Le rôle de l’humain du début à la fin d’une campagne est crucial car, bien que l’achat soit automatisé, chaque campagne est unique par son ciblage et son set-up technologique.
En amont du lancement, il est responsable de la réflexion stratégie :
  • quelles technologies vont être utilisées pour cette campagne ?
  • Quelle est la cible réelle ?
  • Quelles Data va-t-on utiliser ?
  • Quelle va être la répartition budgétaire entre prospection et re-marketing ?
  • Quelles créatives va-t-on adresser et à quelle fréquence ?
Une série de questions auxquelles une machine ne saurait répondre et qui nécessite une réelle réflexion, tenant compte de la problématique annonceur et du contexte de la campagne.
En cours de campagne, l’humain a un rôle de contrôle et d’ajustement.
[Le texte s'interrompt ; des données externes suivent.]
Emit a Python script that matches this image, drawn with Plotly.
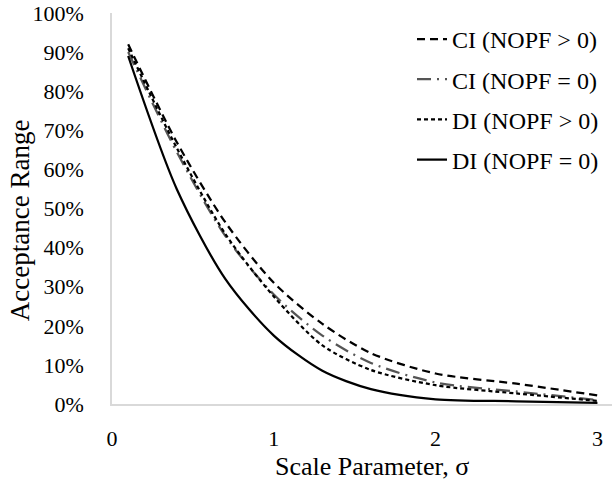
import plotly.graph_objects as go

sigma = [0.1, 0.4, 0.7, 1.0, 1.3, 1.6, 2.0, 2.5, 3.0]
ci_pos = [0.92, 0.67, 0.465, 0.31, 0.205, 0.13, 0.078, 0.052, 0.022]
ci_zero = [0.90, 0.645, 0.43, 0.28, 0.175, 0.105, 0.055, 0.032, 0.010]
di_pos = [0.91, 0.655, 0.435, 0.275, 0.15, 0.087, 0.048, 0.027, 0.008]
di_zero = [0.89, 0.55, 0.32, 0.175, 0.085, 0.038, 0.012, 0.007, 0.003]

names = ["CI (NOPF > 0)", "CI (NOPF = 0)", "DI (NOPF > 0)", "DI (NOPF = 0)"]
series = [ci_pos, ci_zero, di_pos, di_zero]
colors = ["#000000", "#555555", "#000000", "#000000"]
dashes = ["8px,5px", "14px,6px,2px,6px", "4px,3px", "solid"]

x_title = "Scale Parameter, σ"
y_title = "Acceptance Range"

fig = go.Figure()
for i, (n, s) in enumerate(zip(names, series)):
    fig.add_trace(go.Scatter(
        x=sigma, y=s, name=n, mode="lines", legendgroup=str(i),
        line=dict(color=colors[i], width=2.25, dash=dashes[i], shape="spline", smoothing=0.8),
    ))

font = "Liberation Serif, Times New Roman, serif"
fig.update_layout(
    width=616, height=482,
    margin=dict(l=112, r=4, t=13, b=78),
    paper_bgcolor="white", plot_bgcolor="white",
    font=dict(family=font, size=22, color="#000000"),
    showlegend=True,
    legend=dict(x=0.6, y=0.99, xanchor="left", yanchor="top",
                font=dict(family=font, size=24), tracegroupgap=6,
                bgcolor="rgba(0,0,0,0)"),
    xaxis=dict(range=[0, 3.09], tickvals=[0, 1, 2, 3], showgrid=False, zeroline=False,
               showline=True, linecolor="#d9d9d9", linewidth=1.5, ticks="",
               ticklabelstandoff=14, automargin=False),
    yaxis=dict(range=[0, 1], tickvals=[i / 10 for i in range(11)], tickformat=".0%",
               showgrid=False, zeroline=False, showline=True, linecolor="#d9d9d9",
               linewidth=1.5, ticks="", ticklabelstandoff=22, automargin=False),
    annotations=[
        dict(text=x_title, xref="paper", yref="paper", x=0.52, y=-0.161,
             xanchor="center", yanchor="middle", showarrow=False, font=dict(size=26)),
        dict(text=y_title, xref="paper", yref="paper", x=-0.184, y=0.47,
             xanchor="center", yanchor="middle", textangle=-90, showarrow=False,
             font=dict(size=27)),
    ],
)

fig.write_html("out.html")
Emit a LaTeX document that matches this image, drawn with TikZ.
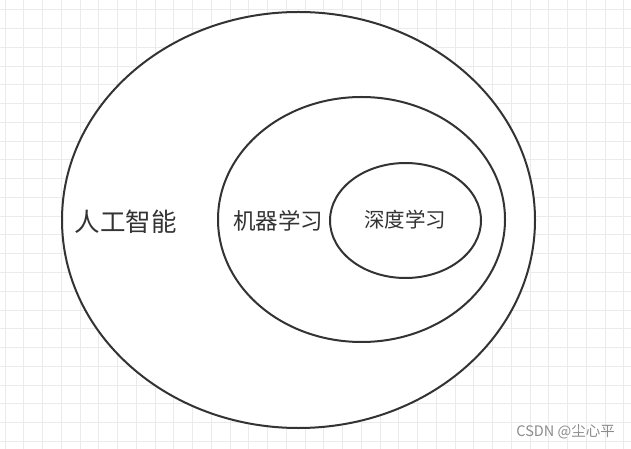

Il est tout d’abord responsable du montant de l’enchère maximum : combien suis-je prêt à payer pour toucher tel utilisateur ? Par la suite, Il arrive souvent qu’une stratégie de ciblage ou bien qu’un type d’emplacement précis affiche de meilleures performances que d’autres ; son rôle est alors de monitorer les investissements pour les renforcer sur les stratégies les plus efficaces, et au contraire délaisser celles n’affichant pas de résultats satisfaisants.
Enfin, l’homme a un rôle central d’analyse post campagne, dans une logique constante d’optimisation. Une fois la campagne terminée, il va analyser les performances et acquérir des learning importants, lui permettant d’identifier les pistes d’amélioration pour une future campagne.

Conclusion

Le succès d’une stratégie programmatique réussie repose donc sur l’alliance fructueuse de technologies performantes et d’experts avisés. Plutôt que d’être perçu comme une potentielle menace pour l’emploi dans le secteur de l’achat média, le programmatique devrait au contraire être reconnu pour les nombreuses opportunités qu’il a créé, notamment via l’apparition de nouveaux métiers comme celui de trader média ou encore de data scientist, rassemblant au sein de mêmes structures des profils totalement différents, issus de la publicité d’une part, et du monde scientifique d’autre part.